It Can't Be Monday Already!
I need another four hours of sleep, I need to pack things up, I need to cross off another half dozen errands on the list. I need more time, damnit!
Oh well, further proof there's no God, an omnibeneficient God would stretch Sunday night out by another four or five hours so people could catch up on sleep or get to those projects that were supposed to be done over the weekend.
Nothing got moved in, nothing was done in any way whatsoever with the house. Some snafus with the paperwork and we're looking at a 5 day holding pattern. Oh boy! We did go to Home Depot and checked out materials, power tools (P was quite crestfallen when she realized that nailguns are almost always pneumatic and we don't have a compressor yet), astroturf, appliances and paint swatches.
Saturday night was alot of fun. We had a going away party for a good friend who's moving to Colorado for a while. The hour or so that P and I promised we'd spend wound up being well after midnight by the time we did head for home. P has seen the far side of midnight only a couple of times since we've been together so this was an unusual event.
Next weekend will be the third weekend in a row that we've had a party at Paul and Kim's house with the divisional championship games and the ceremonial end of the season party for our football pool. Another good excuse to hang out, drink, eat barbecued meat and play with the dog. And maybe by next week, I'll have my own dog to play with as well.
One very good thing that came out of the party is that we're planning a Texas Hold 'Em Poker Tournament. The World Series of Poker has been being replayed alot lately and now they're doing Celebrity Poker (side note question, if you've never heard of them then how can they be called a celebrity?) alot on Bravo too. So we're putting together our own tourney. Figure a five or six hour day into night with drinks and a slowly dwindling supply of believers.
Oh yeah, how about a new word?
geniass - someone who's smart and is a prick about it or thinks they're the only ones with brains.
In Ironic News
Did you know that today is Howard Stern's 50th birthday? Maybe you did but were you also aware that its Mr. Pill Popper Drug Users Are Evil Himself, Rush Limbaugh's 53rd as well? Irony by thy name. By the way, for the record, I think Howard Stern is about 98% prick and 2% funny. Only on the rare occasion does he do something that merits a laugh and I almost always get irritated with him and turn it off. Anybody who treats his staff as poorly as he does really doesn't deserve my attention. And Rush? The guy's such a cackling moron its hard to believe that so many people across this country allow him to make all of their decisions for them. I can't take him seriously because he spews mistruth as often as spittle.
Last Bit of News Before Work Begins
Our postal carrier is a petty little twat bitch. Sorry, check that, our postal carrier is still a petty little twat bitch.

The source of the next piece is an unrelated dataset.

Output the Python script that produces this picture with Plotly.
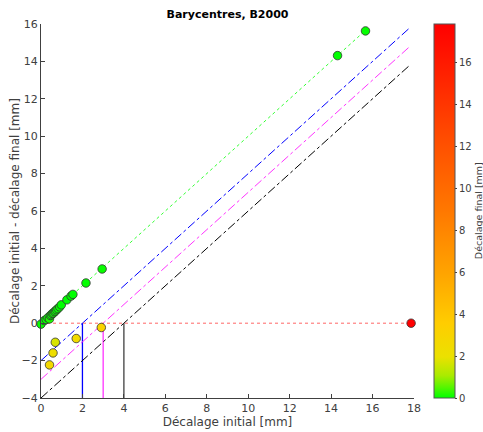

Some of you may remember our hassles with this prick last summer when he put a package on our front door and it was subsequently stolen, the contents removed and the box thrown into our bushes out front. The Post Office didn't do a damn thing about that and they refused to reprimand this asshole. So he's continued his tiny little bitch campaign.
We had a package sent out to us on the 2nd of January. We got a notice that it was waiting at the post office on the 10th. This fuckhead has been sitting on it for more than a week! The first notice we got of it was 8 days after it had gotten into Santa Cruz. And this whiny little fuck refuses to do his job properly, refuses to deliver anything and is basically a fuck. Anyway, I went to the PO this morning and picked it up, very, very happy in the fact that, in a couple of weeks, he won't matter anymore and I'll never have to deal with him again.
I've been wondering about people who give presents to their postal carriers. He should have gotten a nice bottle of wine filled with piss for all the hassles he's caused this year.
Anyway, Arnold (the carrier), I hope you slip and fall in the shower and get your own foot jammed in your backside, you pathetic loser crank. Grow up and move on, moron.